One step (or stone) at a time

Part of the Operation Noah day activities on the 5th July included a taize service (what’s that, I hear you ask) which was very moving and turned out to be very symbolic of the challenge that we will face in trying to address our carbon foot-print as a community.

As one element of the service, we worked together to move a pile of pebbles from the larger x10 footprint (which Ruth and Josh had used at the school assemblies with the children) to the smaller x1 footprint; but there weren’t really any “rules” and all of this whilst singing the taize as well.

– The first hurdle was “who to start ?”. Well, at least that wasn’t too hard with having Ruth within our community.

– The biggest hurdle was “who to go second ?”; where we all metaphorically looked at each other (and wondered if we were going round in the circle or not). I have forgotten who “broke the mould” but then we fairly easily got into a pattern of moving one stone each from the big footprint to the little one.

– The next hurdle was “well actually, an individual can move more than one stone at a time” and we fairly easily got into a pattern of people moving two or three stones at a time.

– However, the collective realisation dawned, now that we had started the task, that the pile of stones really wasn’t getting moved very quickly (and that we would be singing the taize forever!) and that actually we needed some rather big actions if we were going to finish at a reasonable time. So, the second biggest hurdle was for someone to take a really big handful of stones from one pile to the other.

– Finally, there was one stone left and then one of the younger members of the congregation taking part stepped forward and moved the final stone.

The symbolism here was strong at each stage in the process to the task that we face in Hartley Wintney about thinking about and doing something about our carbon footprint, as we have so clearly been asked to by the children of the village.

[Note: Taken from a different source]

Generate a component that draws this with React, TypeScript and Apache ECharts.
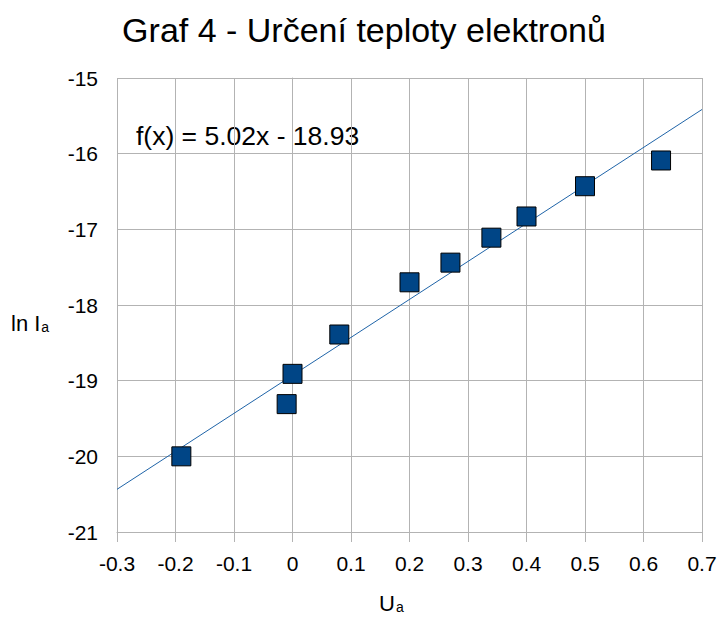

– The first steps are always hard. It will be hard to get our community moving and taking action. Breaking the barrier of “why should I go first” is actually pretty strong. There is always something else to be doing in our busy lives. However, a momentum builds up, once you can get things started.

– We are bound to find that the first steps were good to get us going and build up our confidence, but not sufficient to achieve our ends. Again, we will need to work together and it will seem strange “breaking the mould” again and doing things that will really make a difference. At this stage people will need lots of support and encouragement, but these really big actions will also be required for the enormity of the challenge that we face.

– I felt it was significant that the youngest member of the congregation moved the final stone, because our actions today will effect the world that we leave behind for our children and their children.